George put his newly acquired Flex 1000 to incredible use picking off QSOs with ease, thanks to the 1000's SDR design. On my end, despite intermittent computer control with the ICOM 7000, I made things happen - working nearly half of the contacts using more primitive methods. Several times in the contest I was able to hold and run a frequency for nearly an hour. I have no problem doing that on c.w., but having never done that before in a RTTY contest was an exciting challenge; especially with an occasional filter "drift" in the MMTTY software.
We ended up with 699 Contacts with 285 Prefixes for an estimated score of 367,080 points, which will get whittled down for every logging mistake we made.

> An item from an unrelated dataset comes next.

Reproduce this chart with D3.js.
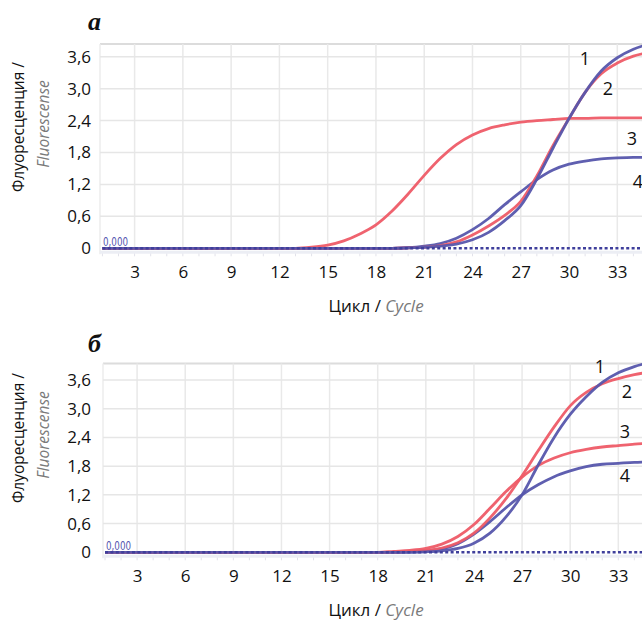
<!DOCTYPE html>
<html>
<head>
<meta charset="utf-8">
<script src="https://cdn.jsdelivr.net/npm/d3@7"></script>
<style>
  html, body { margin: 0; padding: 0; background: #fff; }
  svg { display: block; font-family: "Open Sans", "Noto Sans", sans-serif; }
</style>
</head>
<body>
<svg id="chart" width="642" height="622"></svg>
<script>
// Amplification cycles (x categories)
const cycles = [1,2,3,4,5,6,7,8,9,10,11,12,13,14,15,16,17,18,19,20,21,22,23,24,25,26,27,28,29,30,31,32,33,34,35];

// Axis ticks
const xTicks = [3,6,9,12,15,18,21,24,27,30,33];
const yTicks = [0,0.6,1.2,1.8,2.4,3.0,3.6];
const yTickLabels = ["0","0,6","1,2","1,8","2,4","3,0","3,6"];

// Panel а — fluorescence per cycle
const a1 = [0,0,0,0,0,0,0,0,0,0,0,0,0,0,0,0,0,0,0,0.01,0.02,0.04,0.08,0.16,0.30,0.52,0.80,1.30,1.88,2.44,2.93,3.33,3.58,3.74,3.84];
const a2 = [0,0,0,0,0,0,0,0,0,0,0,0,0,0,0,0,0,0,0,0.01,0.02,0.05,0.12,0.25,0.42,0.62,0.88,1.36,1.93,2.44,2.93,3.28,3.48,3.61,3.68];
const a3 = [0,0,0,0,0,0,0,0,0,0,0,0,0,0.02,0.06,0.14,0.27,0.44,0.70,1.02,1.37,1.69,1.95,2.13,2.25,2.32,2.37,2.40,2.42,2.44,2.44,2.45,2.45,2.45,2.45];
const a4 = [0,0,0,0,0,0,0,0,0,0,0,0,0,0,0,0,0,0,0,0.01,0.04,0.09,0.19,0.35,0.56,0.82,1.06,1.29,1.47,1.58,1.64,1.68,1.70,1.71,1.71];

// Panel б — fluorescence per cycle
const b1 = [0,0,0,0,0,0,0,0,0,0,0,0,0,0,0,0,0,0,0,0,0.01,0.03,0.08,0.19,0.40,0.74,1.20,1.82,2.40,2.88,3.25,3.55,3.75,3.88,3.97];
const b2 = [0,0,0,0,0,0,0,0,0,0,0,0,0,0,0,0,0,0,0,0.02,0.04,0.09,0.20,0.40,0.72,1.12,1.60,2.12,2.62,3.06,3.34,3.52,3.63,3.71,3.77];
const b3 = [0,0,0,0,0,0,0,0,0,0,0,0,0,0,0,0,0,0,0.02,0.04,0.08,0.17,0.33,0.58,0.92,1.27,1.57,1.81,1.97,2.08,2.15,2.20,2.23,2.26,2.28];
const b4 = [0,0,0,0,0,0,0,0,0,0,0,0,0,0,0,0,0,0,0,0.01,0.03,0.07,0.18,0.38,0.64,0.93,1.20,1.41,1.58,1.70,1.79,1.84,1.86,1.88,1.89];

// Threshold line at zero
const threshold = [0,0,0,0,0,0,0,0,0,0,0,0,0,0,0,0,0,0,0,0,0,0,0,0,0,0,0,0,0,0,0,0,0,0,0];

const seriesNames = ["1","2","3","4"];

const RED = "#ee5b67";
const BLUE = "#5656ac";
const SANS = "'Open Sans', 'Noto Sans', sans-serif";

const svg = d3.select("#chart");
const W = 642;

const panels = [
  {
    id: "a", letter: "а", series: [a4, a3, a2, a1], colors: [BLUE, RED, RED, BLUE],
    left: 100, top: 44, xr: [134.6, 617.3], yr: [248.3, 56.7],
    letterPos: [88, 30], titleY: 127,
    labelPos: [[585, 65], [608, 95], [632, 145], [638, 188]]
  },
  {
    id: "b", letter: "б", series: [b4, b3, b2, b1], colors: [BLUE, RED, RED, BLUE],
    left: 103, top: 363.5, xr: [137.1, 618.3], yr: [552.3, 380],
    letterPos: [88, 352], titleY: 438,
    labelPos: [[600, 373], [627, 398], [625, 438], [625, 482]]
  }
];

panels.forEach(p => {
  const x = d3.scaleLinear().domain([3, 33]).range(p.xr);
  const y = d3.scaleLinear().domain([0, 3.6]).range(p.yr);
  const y0 = y(0);
  const g = svg.append("g").attr("class", "panel-" + p.id);

  // plot frame
  g.append("line").attr("x1", p.left).attr("x2", W).attr("y1", p.top).attr("y2", p.top)
    .attr("stroke", "#dcdcdc").attr("stroke-width", 2);
  g.append("line").attr("x1", p.left).attr("x2", p.left).attr("y1", p.top).attr("y2", y0 + 6)
    .attr("stroke", "#ececec").attr("stroke-width", 1.5);

  // grid
  g.append("g").selectAll("line.v").data(xTicks.concat([36])).join("line")
    .attr("x1", d => x(d)).attr("x2", d => x(d))
    .attr("y1", p.top).attr("y2", y0)
    .attr("stroke", "#e9e9e9").attr("stroke-width", 1.5);
  g.append("g").selectAll("line.h").data(yTicks.slice(1)).join("line")
    .attr("x1", p.left).attr("x2", W)
    .attr("y1", d => y(d)).attr("y2", d => y(d))
    .attr("stroke", "#e6e6e6").attr("stroke-width", 1.5);

  // minor cycle ticks under the baseline
  g.append("g").selectAll("line.m").data(cycles.concat([36])).join("line")
    .attr("x1", d => x(d)).attr("x2", d => x(d))
    .attr("y1", y0 + 3).attr("y2", y0 + 8)
    .attr("stroke", "#e2e2ea").attr("stroke-width", 1);
  g.append("line").attr("x1", p.left).attr("x2", W).attr("y1", y0 + 4).attr("y2", y0 + 4)
    .attr("stroke", "#eceef4").attr("stroke-width", 3);

  // y axis labels
  const yAxis = d3.axisLeft(y).tickValues(yTicks).tickFormat((d, i) => yTickLabels[i]).tickSize(0).tickPadding(0);
  const ya = g.append("g").attr("transform", `translate(91,0)`).call(yAxis);
  ya.attr("font-family", null).attr("font-size", null);
  ya.select(".domain").remove();
  ya.selectAll("text").style("font-size", "17px").attr("fill", "#111")
    .style("font-family", SANS).attr("dy", "0.32em");

  // x axis labels
  const xAxis = d3.axisBottom(x).tickValues(xTicks).tickSize(0).tickPadding(0);
  const xa = g.append("g").attr("transform", `translate(0,${y0 + 18})`).call(xAxis);
  xa.attr("font-family", null).attr("font-size", null);
  xa.select(".domain").remove();
  xa.selectAll("text").style("font-size", "17px").attr("fill", "#111")
    .style("font-family", SANS);

  // curves
  const line = d3.line().x((d, i) => x(cycles[i])).y(d => y(d)).curve(d3.curveMonotoneX);
  const clipId = "clip-" + p.id;
  svg.append("clipPath").attr("id", clipId).append("rect")
    .attr("x", p.left).attr("y", p.top - 2).attr("width", W - p.left).attr("height", y0 - p.top + 6);
  const cg = g.append("g").attr("clip-path", `url(#${clipId})`);
  p.series.forEach((s, i) => {
    cg.append("path").datum(s).attr("d", line)
      .attr("fill", "none").attr("stroke", p.colors[i]).attr("stroke-width", 2.8)
      .attr("stroke-linejoin", "round").attr("stroke-opacity", 0.95);
  });
  cg.append("path").datum(threshold).attr("d", line)
    .attr("fill", "none").attr("stroke", "#3f3f9c").attr("stroke-width", 2.4)
    .attr("stroke-dasharray", "3,2.4");

  // threshold value
  g.append("text").attr("x", p.left + 3).attr("y", y0 - 2.5)
    .style("font-family", "'Liberation Sans Narrow', 'DejaVu Sans Condensed', sans-serif")
    .style("font-size", "13px").attr("fill", "#5555b0")
    .attr("textLength", 25).attr("lengthAdjust", "spacingAndGlyphs")
    .text("0,000");

  // curve numbers
  seriesNames.forEach((n, i) => {
    g.append("text").attr("x", p.labelPos[i][0]).attr("y", p.labelPos[i][1])
      .style("font-size", "18px").attr("fill", "#111").attr("text-anchor", "middle").text(n);
  });

  // panel letter
  g.append("text").attr("x", p.letterPos[0]).attr("y", p.letterPos[1])
    .style("font-family", "'Liberation Serif', 'DejaVu Serif', serif")
    .style("font-weight", "bold").style("font-style", "italic").style("font-size", "26px")
    .attr("fill", "#111").text(p.letter);

  // axis titles
  g.append("text").attr("transform", `translate(24,${p.titleY}) rotate(-90)`)
    .attr("text-anchor", "middle").style("font-size", "15.5px").attr("fill", "#111")
    .text("Флуоресценция /");
  g.append("text").attr("transform", `translate(49,${p.titleY - 3}) rotate(-90)`)
    .attr("text-anchor", "middle").style("font-size", "15.5px").attr("fill", "#7a7a7a")
    .style("font-style", "italic").text("Fluorescense");

  const xt = g.append("text").attr("x", 376).attr("y", y0 + 64)
    .attr("text-anchor", "middle").style("font-size", "17px").attr("fill", "#111");
  xt.append("tspan").text("Цикл / ");
  xt.append("tspan").attr("fill", "#7a7a7a").style("font-style", "italic").text("Cycle");
});
</script>
</body>
</html>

Overall, not bad for an ad-hoc, two radio setup.
To George and I, what was significant about our success in the RTTY contest is that we FINALLY got to test-drive the antenna triplexer unit George built last year to use on the beam for CQP in Modoc (which as you may remember never made it: See my 2012 CQP page).
A Triplexer allows up to 3 radios to concurrently share a single tri-band antenna. Because we use bandpass filters on each band, we had very little interaction between the two radios, except when the SDR-1000 went to 80-meters - the BUZZ was fierce!
WQ6X at his ad-hoc setup |
While this looks tall - it was only 8 mh |
This is the screen from the WQ6X 1/2 of things |
Check out that FLEX SDR-1000 Screen! Two monitors really helps. |
It turns out that we took 1st place for the W6 call area, even though the LCR (Log Checking Robot) DINGED us for almost 89k points due to logging errors. OUCH!